Can you output the material exactly as written, minus any pictures it holds?

━━ Data in this exercise ━━

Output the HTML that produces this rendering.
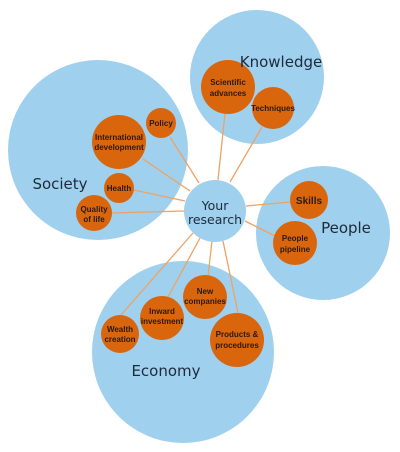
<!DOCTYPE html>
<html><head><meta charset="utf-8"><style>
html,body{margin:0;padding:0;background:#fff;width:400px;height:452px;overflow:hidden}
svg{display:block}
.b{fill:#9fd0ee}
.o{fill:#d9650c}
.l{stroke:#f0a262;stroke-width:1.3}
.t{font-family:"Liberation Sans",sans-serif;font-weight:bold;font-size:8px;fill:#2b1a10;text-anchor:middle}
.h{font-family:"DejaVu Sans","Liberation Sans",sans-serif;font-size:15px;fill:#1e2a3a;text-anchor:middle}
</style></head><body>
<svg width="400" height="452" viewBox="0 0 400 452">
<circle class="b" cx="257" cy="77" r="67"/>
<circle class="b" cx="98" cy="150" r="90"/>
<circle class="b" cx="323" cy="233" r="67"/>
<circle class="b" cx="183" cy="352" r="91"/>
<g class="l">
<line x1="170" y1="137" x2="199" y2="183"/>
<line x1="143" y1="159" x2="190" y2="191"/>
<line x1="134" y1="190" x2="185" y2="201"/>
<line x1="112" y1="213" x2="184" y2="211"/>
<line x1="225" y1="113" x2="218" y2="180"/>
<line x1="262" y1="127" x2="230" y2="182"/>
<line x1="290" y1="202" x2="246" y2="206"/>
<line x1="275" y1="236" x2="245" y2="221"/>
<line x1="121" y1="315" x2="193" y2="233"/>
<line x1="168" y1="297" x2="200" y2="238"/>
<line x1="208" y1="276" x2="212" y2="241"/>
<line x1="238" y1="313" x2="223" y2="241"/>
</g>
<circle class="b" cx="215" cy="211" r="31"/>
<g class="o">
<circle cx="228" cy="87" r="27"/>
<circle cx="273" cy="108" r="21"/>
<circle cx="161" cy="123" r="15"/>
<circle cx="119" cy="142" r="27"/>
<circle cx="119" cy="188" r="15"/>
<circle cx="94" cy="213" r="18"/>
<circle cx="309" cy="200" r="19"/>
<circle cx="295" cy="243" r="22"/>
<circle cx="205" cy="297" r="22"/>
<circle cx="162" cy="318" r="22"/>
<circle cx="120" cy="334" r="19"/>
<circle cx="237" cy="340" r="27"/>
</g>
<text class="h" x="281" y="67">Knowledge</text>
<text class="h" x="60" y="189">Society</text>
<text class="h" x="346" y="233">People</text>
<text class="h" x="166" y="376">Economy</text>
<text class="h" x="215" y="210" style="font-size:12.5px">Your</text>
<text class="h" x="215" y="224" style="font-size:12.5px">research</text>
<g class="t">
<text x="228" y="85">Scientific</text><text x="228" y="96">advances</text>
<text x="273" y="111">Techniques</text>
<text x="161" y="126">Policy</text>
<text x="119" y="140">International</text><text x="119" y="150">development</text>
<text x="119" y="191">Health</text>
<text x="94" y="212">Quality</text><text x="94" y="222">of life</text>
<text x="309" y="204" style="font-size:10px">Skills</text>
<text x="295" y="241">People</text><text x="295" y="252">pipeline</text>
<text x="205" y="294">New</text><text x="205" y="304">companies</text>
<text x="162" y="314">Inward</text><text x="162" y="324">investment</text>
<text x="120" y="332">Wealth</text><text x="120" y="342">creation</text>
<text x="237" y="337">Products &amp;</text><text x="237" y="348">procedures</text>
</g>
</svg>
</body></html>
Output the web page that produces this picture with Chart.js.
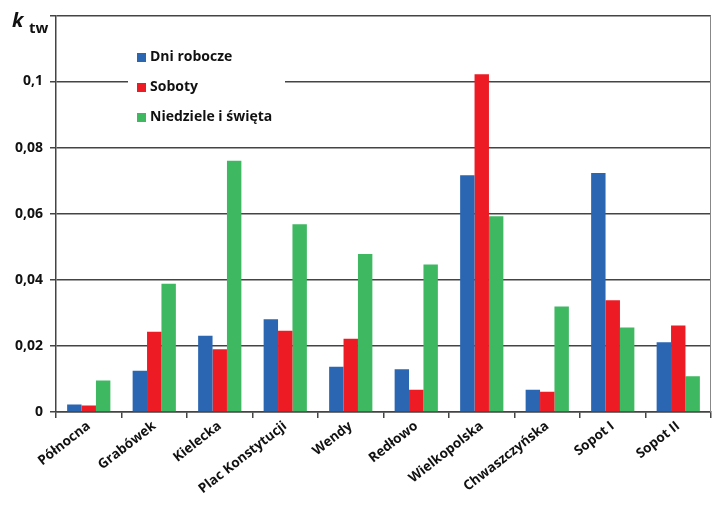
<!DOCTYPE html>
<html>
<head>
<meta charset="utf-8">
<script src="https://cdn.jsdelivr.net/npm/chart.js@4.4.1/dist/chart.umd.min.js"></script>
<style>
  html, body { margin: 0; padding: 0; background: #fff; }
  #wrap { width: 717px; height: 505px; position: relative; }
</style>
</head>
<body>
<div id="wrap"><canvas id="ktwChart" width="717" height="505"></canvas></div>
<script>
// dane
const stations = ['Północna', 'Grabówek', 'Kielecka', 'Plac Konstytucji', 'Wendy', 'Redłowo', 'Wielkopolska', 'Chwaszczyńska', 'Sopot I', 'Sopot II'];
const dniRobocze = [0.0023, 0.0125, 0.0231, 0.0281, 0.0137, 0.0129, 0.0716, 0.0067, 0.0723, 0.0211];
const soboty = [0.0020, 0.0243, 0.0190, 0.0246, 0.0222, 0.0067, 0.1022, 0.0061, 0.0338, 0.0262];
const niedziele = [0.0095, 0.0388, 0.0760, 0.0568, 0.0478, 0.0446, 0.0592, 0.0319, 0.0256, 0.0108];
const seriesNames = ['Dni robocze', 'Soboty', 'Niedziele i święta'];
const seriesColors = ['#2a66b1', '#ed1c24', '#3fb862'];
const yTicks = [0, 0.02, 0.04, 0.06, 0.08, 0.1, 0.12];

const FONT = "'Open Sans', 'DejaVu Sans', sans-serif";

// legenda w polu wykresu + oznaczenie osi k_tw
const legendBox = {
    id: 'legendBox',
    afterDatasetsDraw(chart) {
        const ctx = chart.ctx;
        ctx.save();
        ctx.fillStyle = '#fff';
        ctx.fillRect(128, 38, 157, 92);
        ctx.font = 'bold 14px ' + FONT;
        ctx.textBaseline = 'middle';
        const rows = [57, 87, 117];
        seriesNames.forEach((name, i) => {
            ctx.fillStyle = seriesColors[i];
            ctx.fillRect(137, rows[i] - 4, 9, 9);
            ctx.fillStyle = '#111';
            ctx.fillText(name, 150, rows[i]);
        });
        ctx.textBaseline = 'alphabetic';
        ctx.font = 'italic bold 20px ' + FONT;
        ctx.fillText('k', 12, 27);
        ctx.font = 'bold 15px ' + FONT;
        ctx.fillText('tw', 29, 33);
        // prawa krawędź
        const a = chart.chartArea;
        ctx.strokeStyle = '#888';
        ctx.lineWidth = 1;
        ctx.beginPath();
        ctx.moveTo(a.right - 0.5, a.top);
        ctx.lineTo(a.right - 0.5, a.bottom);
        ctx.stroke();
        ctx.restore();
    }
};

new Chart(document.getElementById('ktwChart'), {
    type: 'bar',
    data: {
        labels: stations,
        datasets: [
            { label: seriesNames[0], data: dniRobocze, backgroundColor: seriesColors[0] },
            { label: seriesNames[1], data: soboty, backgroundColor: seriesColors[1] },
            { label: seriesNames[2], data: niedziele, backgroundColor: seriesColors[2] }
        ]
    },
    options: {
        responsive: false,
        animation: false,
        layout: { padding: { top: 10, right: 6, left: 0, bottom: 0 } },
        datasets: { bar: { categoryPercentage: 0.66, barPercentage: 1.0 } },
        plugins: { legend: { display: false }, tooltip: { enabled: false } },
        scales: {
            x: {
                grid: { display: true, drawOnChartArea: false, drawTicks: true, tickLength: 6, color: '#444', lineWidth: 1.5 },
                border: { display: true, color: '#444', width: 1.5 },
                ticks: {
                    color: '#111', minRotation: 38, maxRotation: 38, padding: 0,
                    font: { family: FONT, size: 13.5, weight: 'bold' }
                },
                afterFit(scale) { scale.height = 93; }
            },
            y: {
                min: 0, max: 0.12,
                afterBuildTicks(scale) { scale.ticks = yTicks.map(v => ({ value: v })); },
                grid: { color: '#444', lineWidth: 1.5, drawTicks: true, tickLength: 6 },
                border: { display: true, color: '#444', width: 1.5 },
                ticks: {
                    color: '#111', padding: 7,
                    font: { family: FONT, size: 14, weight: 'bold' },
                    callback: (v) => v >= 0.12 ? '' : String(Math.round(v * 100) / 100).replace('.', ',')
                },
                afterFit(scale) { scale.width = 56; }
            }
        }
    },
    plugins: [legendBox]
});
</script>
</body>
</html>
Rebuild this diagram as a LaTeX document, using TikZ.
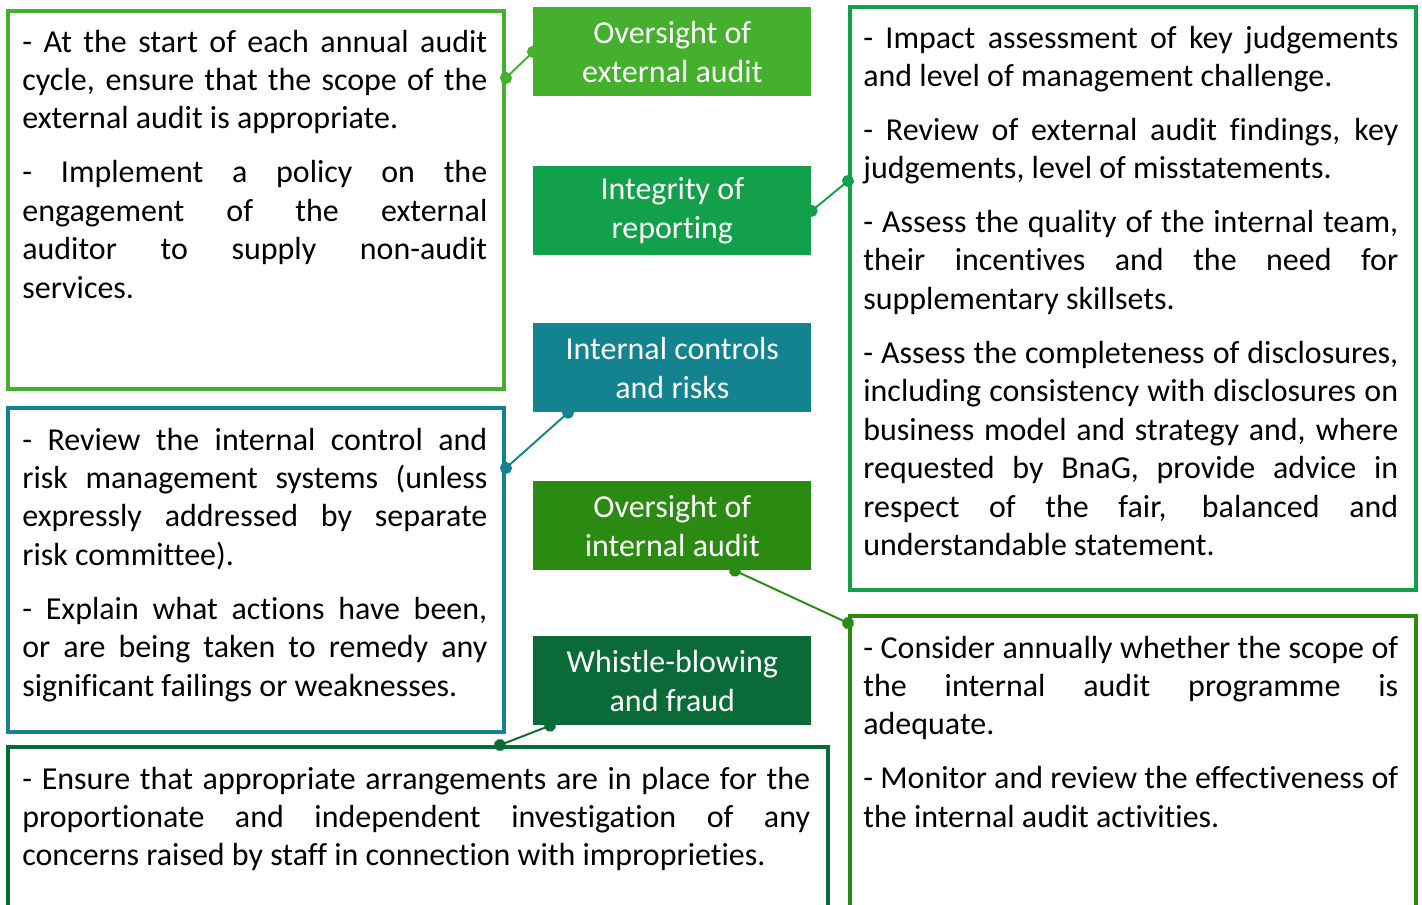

━━━

__Task response__
Output the HTML that produces this rendering.
<!DOCTYPE html>
<html><head><meta charset="utf-8"><style>
html,body{margin:0;padding:0;background:#fff;width:400px;height:452px;overflow:hidden}
svg{display:block}
.b{fill:#9fd0ee}
.o{fill:#d9650c}
.l{stroke:#f0a262;stroke-width:1.3}
.t{font-family:"Liberation Sans",sans-serif;font-weight:bold;font-size:8px;fill:#2b1a10;text-anchor:middle}
.h{font-family:"DejaVu Sans","Liberation Sans",sans-serif;font-size:15px;fill:#1e2a3a;text-anchor:middle}
</style></head><body>
<svg width="400" height="452" viewBox="0 0 400 452">
<circle class="b" cx="257" cy="77" r="67"/>
<circle class="b" cx="98" cy="150" r="90"/>
<circle class="b" cx="323" cy="233" r="67"/>
<circle class="b" cx="183" cy="352" r="91"/>
<g class="l">
<line x1="170" y1="137" x2="199" y2="183"/>
<line x1="143" y1="159" x2="190" y2="191"/>
<line x1="134" y1="190" x2="185" y2="201"/>
<line x1="112" y1="213" x2="184" y2="211"/>
<line x1="225" y1="113" x2="218" y2="180"/>
<line x1="262" y1="127" x2="230" y2="182"/>
<line x1="290" y1="202" x2="246" y2="206"/>
<line x1="275" y1="236" x2="245" y2="221"/>
<line x1="121" y1="315" x2="193" y2="233"/>
<line x1="168" y1="297" x2="200" y2="238"/>
<line x1="208" y1="276" x2="212" y2="241"/>
<line x1="238" y1="313" x2="223" y2="241"/>
</g>
<circle class="b" cx="215" cy="211" r="31"/>
<g class="o">
<circle cx="228" cy="87" r="27"/>
<circle cx="273" cy="108" r="21"/>
<circle cx="161" cy="123" r="15"/>
<circle cx="119" cy="142" r="27"/>
<circle cx="119" cy="188" r="15"/>
<circle cx="94" cy="213" r="18"/>
<circle cx="309" cy="200" r="19"/>
<circle cx="295" cy="243" r="22"/>
<circle cx="205" cy="297" r="22"/>
<circle cx="162" cy="318" r="22"/>
<circle cx="120" cy="334" r="19"/>
<circle cx="237" cy="340" r="27"/>
</g>
<text class="h" x="281" y="67">Knowledge</text>
<text class="h" x="60" y="189">Society</text>
<text class="h" x="346" y="233">People</text>
<text class="h" x="166" y="376">Economy</text>
<text class="h" x="215" y="210" style="font-size:12.5px">Your</text>
<text class="h" x="215" y="224" style="font-size:12.5px">research</text>
<g class="t">
<text x="228" y="85">Scientific</text><text x="228" y="96">advances</text>
<text x="273" y="111">Techniques</text>
<text x="161" y="126">Policy</text>
<text x="119" y="140">International</text><text x="119" y="150">development</text>
<text x="119" y="191">Health</text>
<text x="94" y="212">Quality</text><text x="94" y="222">of life</text>
<text x="309" y="204" style="font-size:10px">Skills</text>
<text x="295" y="241">People</text><text x="295" y="252">pipeline</text>
<text x="205" y="294">New</text><text x="205" y="304">companies</text>
<text x="162" y="314">Inward</text><text x="162" y="324">investment</text>
<text x="120" y="332">Wealth</text><text x="120" y="342">creation</text>
<text x="237" y="337">Products &amp;</text><text x="237" y="348">procedures</text>
</g>
</svg>
</body></html>
Output the web page that produces this picture with Chart.js.
<!DOCTYPE html>
<html>
<head>
<meta charset="utf-8">
<script src="https://cdn.jsdelivr.net/npm/chart.js@4.4.1/dist/chart.umd.min.js"></script>
<style>
  html, body { margin: 0; padding: 0; background: #fff; }
  #wrap { width: 717px; height: 505px; position: relative; }
</style>
</head>
<body>
<div id="wrap"><canvas id="ktwChart" width="717" height="505"></canvas></div>
<script>
// dane
const stations = ['Północna', 'Grabówek', 'Kielecka', 'Plac Konstytucji', 'Wendy', 'Redłowo', 'Wielkopolska', 'Chwaszczyńska', 'Sopot I', 'Sopot II'];
const dniRobocze = [0.0023, 0.0125, 0.0231, 0.0281, 0.0137, 0.0129, 0.0716, 0.0067, 0.0723, 0.0211];
const soboty = [0.0020, 0.0243, 0.0190, 0.0246, 0.0222, 0.0067, 0.1022, 0.0061, 0.0338, 0.0262];
const niedziele = [0.0095, 0.0388, 0.0760, 0.0568, 0.0478, 0.0446, 0.0592, 0.0319, 0.0256, 0.0108];
const seriesNames = ['Dni robocze', 'Soboty', 'Niedziele i święta'];
const seriesColors = ['#2a66b1', '#ed1c24', '#3fb862'];
const yTicks = [0, 0.02, 0.04, 0.06, 0.08, 0.1, 0.12];

const FONT = "'Open Sans', 'DejaVu Sans', sans-serif";

// legenda w polu wykresu + oznaczenie osi k_tw
const legendBox = {
    id: 'legendBox',
    afterDatasetsDraw(chart) {
        const ctx = chart.ctx;
        ctx.save();
        ctx.fillStyle = '#fff';
        ctx.fillRect(128, 38, 157, 92);
        ctx.font = 'bold 14px ' + FONT;
        ctx.textBaseline = 'middle';
        const rows = [57, 87, 117];
        seriesNames.forEach((name, i) => {
            ctx.fillStyle = seriesColors[i];
            ctx.fillRect(137, rows[i] - 4, 9, 9);
            ctx.fillStyle = '#111';
            ctx.fillText(name, 150, rows[i]);
        });
        ctx.textBaseline = 'alphabetic';
        ctx.font = 'italic bold 20px ' + FONT;
        ctx.fillText('k', 12, 27);
        ctx.font = 'bold 15px ' + FONT;
        ctx.fillText('tw', 29, 33);
        // prawa krawędź
        const a = chart.chartArea;
        ctx.strokeStyle = '#888';
        ctx.lineWidth = 1;
        ctx.beginPath();
        ctx.moveTo(a.right - 0.5, a.top);
        ctx.lineTo(a.right - 0.5, a.bottom);
        ctx.stroke();
        ctx.restore();
    }
};

new Chart(document.getElementById('ktwChart'), {
    type: 'bar',
    data: {
        labels: stations,
        datasets: [
            { label: seriesNames[0], data: dniRobocze, backgroundColor: seriesColors[0] },
            { label: seriesNames[1], data: soboty, backgroundColor: seriesColors[1] },
            { label: seriesNames[2], data: niedziele, backgroundColor: seriesColors[2] }
        ]
    },
    options: {
        responsive: false,
        animation: false,
        layout: { padding: { top: 10, right: 6, left: 0, bottom: 0 } },
        datasets: { bar: { categoryPercentage: 0.66, barPercentage: 1.0 } },
        plugins: { legend: { display: false }, tooltip: { enabled: false } },
        scales: {
            x: {
                grid: { display: true, drawOnChartArea: false, drawTicks: true, tickLength: 6, color: '#444', lineWidth: 1.5 },
                border: { display: true, color: '#444', width: 1.5 },
                ticks: {
                    color: '#111', minRotation: 38, maxRotation: 38, padding: 0,
                    font: { family: FONT, size: 13.5, weight: 'bold' }
                },
                afterFit(scale) { scale.height = 93; }
            },
            y: {
                min: 0, max: 0.12,
                afterBuildTicks(scale) { scale.ticks = yTicks.map(v => ({ value: v })); },
                grid: { color: '#444', lineWidth: 1.5, drawTicks: true, tickLength: 6 },
                border: { display: true, color: '#444', width: 1.5 },
                ticks: {
                    color: '#111', padding: 7,
                    font: { family: FONT, size: 14, weight: 'bold' },
                    callback: (v) => v >= 0.12 ? '' : String(Math.round(v * 100) / 100).replace('.', ',')
                },
                afterFit(scale) { scale.width = 56; }
            }
        }
    },
    plugins: [legendBox]
});
</script>
</body>
</html>
Rebuild this diagram as a LaTeX document, using TikZ.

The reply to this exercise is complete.